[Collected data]
+++

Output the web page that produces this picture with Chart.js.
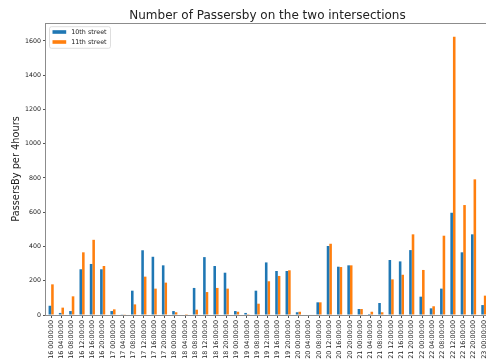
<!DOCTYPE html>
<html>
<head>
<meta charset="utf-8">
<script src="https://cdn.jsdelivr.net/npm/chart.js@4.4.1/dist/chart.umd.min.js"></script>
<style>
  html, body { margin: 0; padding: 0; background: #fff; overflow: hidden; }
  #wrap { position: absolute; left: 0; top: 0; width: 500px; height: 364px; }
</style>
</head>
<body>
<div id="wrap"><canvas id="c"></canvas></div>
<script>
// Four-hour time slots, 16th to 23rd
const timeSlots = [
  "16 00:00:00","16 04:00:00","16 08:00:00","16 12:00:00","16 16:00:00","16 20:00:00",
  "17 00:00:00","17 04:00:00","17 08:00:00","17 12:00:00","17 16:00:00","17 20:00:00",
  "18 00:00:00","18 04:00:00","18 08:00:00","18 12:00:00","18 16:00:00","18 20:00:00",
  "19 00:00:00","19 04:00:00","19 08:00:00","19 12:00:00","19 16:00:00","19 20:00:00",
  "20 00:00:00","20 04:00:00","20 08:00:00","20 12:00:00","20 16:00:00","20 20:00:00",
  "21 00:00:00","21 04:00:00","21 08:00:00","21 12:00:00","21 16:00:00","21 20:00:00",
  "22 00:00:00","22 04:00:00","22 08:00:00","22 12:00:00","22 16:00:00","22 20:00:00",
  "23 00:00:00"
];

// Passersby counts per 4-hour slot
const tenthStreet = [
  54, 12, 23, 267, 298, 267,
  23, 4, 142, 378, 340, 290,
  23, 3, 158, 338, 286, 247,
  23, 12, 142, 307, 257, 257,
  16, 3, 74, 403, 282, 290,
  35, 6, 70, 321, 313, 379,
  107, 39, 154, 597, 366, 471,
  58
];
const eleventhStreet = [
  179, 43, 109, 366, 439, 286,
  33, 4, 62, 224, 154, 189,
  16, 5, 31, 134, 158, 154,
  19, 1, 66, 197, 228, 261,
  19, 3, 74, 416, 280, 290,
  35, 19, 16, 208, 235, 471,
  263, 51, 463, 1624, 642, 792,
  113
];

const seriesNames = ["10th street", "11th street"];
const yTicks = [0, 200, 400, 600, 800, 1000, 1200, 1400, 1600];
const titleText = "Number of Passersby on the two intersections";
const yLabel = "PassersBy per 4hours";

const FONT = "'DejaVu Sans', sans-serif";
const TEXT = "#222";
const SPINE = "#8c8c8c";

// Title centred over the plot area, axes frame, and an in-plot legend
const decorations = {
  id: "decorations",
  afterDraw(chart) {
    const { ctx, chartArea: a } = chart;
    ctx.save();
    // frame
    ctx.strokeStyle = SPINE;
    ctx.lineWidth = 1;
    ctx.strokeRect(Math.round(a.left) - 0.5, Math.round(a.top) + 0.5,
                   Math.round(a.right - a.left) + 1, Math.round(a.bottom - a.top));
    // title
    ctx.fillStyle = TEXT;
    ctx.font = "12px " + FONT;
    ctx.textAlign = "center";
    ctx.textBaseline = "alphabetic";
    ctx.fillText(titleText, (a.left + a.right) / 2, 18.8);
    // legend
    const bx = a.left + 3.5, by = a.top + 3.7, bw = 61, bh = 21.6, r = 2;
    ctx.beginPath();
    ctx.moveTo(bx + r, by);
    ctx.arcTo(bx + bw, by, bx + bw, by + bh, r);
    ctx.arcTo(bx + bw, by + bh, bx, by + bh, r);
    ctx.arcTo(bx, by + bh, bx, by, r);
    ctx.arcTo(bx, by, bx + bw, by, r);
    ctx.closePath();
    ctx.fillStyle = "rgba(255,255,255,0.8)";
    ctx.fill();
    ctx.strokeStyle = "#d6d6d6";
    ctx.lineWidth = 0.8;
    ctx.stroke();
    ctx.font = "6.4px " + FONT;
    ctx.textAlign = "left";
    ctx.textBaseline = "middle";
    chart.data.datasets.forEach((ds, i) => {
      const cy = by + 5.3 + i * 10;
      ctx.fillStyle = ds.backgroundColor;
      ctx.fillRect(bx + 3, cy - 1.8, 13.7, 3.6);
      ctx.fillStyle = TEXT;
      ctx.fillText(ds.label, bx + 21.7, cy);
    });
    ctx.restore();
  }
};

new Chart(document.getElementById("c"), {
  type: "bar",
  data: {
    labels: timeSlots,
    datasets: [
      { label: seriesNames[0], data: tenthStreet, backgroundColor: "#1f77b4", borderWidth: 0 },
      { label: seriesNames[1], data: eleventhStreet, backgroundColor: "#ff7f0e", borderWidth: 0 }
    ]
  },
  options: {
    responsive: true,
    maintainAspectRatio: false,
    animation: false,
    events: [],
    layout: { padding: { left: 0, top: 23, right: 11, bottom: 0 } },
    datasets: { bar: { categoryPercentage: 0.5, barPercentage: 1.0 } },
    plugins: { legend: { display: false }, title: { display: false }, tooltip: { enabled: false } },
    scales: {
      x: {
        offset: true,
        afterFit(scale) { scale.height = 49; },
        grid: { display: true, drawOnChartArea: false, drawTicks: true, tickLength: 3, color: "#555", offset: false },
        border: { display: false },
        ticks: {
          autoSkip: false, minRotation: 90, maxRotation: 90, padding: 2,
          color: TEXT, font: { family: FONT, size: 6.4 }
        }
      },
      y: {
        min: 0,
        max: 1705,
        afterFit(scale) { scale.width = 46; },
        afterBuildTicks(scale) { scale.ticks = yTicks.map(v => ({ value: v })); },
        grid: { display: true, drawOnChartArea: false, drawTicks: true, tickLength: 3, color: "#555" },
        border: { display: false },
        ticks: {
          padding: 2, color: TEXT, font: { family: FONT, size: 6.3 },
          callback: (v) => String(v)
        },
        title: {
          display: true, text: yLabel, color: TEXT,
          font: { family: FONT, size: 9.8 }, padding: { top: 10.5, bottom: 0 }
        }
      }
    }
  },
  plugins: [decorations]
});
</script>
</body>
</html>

+++

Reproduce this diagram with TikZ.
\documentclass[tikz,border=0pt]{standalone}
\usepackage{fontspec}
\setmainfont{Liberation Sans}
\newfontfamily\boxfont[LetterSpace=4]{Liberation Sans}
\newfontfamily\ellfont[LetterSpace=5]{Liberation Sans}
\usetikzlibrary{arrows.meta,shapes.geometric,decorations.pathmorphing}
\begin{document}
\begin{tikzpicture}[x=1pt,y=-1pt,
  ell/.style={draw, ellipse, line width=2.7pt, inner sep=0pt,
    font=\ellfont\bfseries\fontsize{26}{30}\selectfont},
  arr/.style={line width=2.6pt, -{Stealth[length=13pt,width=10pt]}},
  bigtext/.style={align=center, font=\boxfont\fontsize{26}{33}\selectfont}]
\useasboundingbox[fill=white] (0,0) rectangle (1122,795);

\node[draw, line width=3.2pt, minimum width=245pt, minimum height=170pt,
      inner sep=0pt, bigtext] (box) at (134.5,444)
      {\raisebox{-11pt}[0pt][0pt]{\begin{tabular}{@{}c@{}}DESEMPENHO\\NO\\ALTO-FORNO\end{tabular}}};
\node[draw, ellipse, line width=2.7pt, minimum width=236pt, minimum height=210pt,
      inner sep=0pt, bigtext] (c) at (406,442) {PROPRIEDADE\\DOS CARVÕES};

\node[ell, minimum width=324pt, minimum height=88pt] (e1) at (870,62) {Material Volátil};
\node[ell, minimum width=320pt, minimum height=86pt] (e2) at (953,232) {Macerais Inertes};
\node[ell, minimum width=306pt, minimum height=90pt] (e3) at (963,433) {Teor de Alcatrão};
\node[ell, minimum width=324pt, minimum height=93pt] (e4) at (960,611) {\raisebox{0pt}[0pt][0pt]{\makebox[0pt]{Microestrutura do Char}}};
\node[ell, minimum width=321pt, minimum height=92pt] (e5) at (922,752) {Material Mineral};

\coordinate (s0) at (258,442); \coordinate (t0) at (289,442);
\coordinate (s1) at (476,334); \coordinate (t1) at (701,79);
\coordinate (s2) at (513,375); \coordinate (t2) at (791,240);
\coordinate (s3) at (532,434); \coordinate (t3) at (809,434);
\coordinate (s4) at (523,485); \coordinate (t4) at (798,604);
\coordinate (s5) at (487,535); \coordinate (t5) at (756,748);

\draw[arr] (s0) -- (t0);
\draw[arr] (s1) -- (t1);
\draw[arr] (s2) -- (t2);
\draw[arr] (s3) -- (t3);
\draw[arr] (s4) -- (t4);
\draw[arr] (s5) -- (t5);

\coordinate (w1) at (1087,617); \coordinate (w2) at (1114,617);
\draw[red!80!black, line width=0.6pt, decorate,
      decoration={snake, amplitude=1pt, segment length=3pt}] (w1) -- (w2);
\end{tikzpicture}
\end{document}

+++

Reproduce, without alteration, solely the lines beginning at the line that includes "Reproduce this diagram with TikZ." and ending at the line that includes "inner sep=0pt, bigtext] (c)", both lines included.

Reproduce this diagram with TikZ.
\documentclass[tikz,border=0pt]{standalone}
\usepackage{fontspec}
\setmainfont{Liberation Sans}
\newfontfamily\boxfont[LetterSpace=4]{Liberation Sans}
\newfontfamily\ellfont[LetterSpace=5]{Liberation Sans}
\usetikzlibrary{arrows.meta,shapes.geometric,decorations.pathmorphing}
\begin{document}
\begin{tikzpicture}[x=1pt,y=-1pt,
  ell/.style={draw, ellipse, line width=2.7pt, inner sep=0pt,
    font=\ellfont\bfseries\fontsize{26}{30}\selectfont},
  arr/.style={line width=2.6pt, -{Stealth[length=13pt,width=10pt]}},
  bigtext/.style={align=center, font=\boxfont\fontsize{26}{33}\selectfont}]
\useasboundingbox[fill=white] (0,0) rectangle (1122,795);

\node[draw, line width=3.2pt, minimum width=245pt, minimum height=170pt,
      inner sep=0pt, bigtext] (box) at (134.5,444)
      {\raisebox{-11pt}[0pt][0pt]{\begin{tabular}{@{}c@{}}DESEMPENHO\\NO\\ALTO-FORNO\end{tabular}}};
\node[draw, ellipse, line width=2.7pt, minimum width=236pt, minimum height=210pt,
      inner sep=0pt, bigtext] (c) at (406,442) {PROPRIEDADE\\DOS CARVÕES};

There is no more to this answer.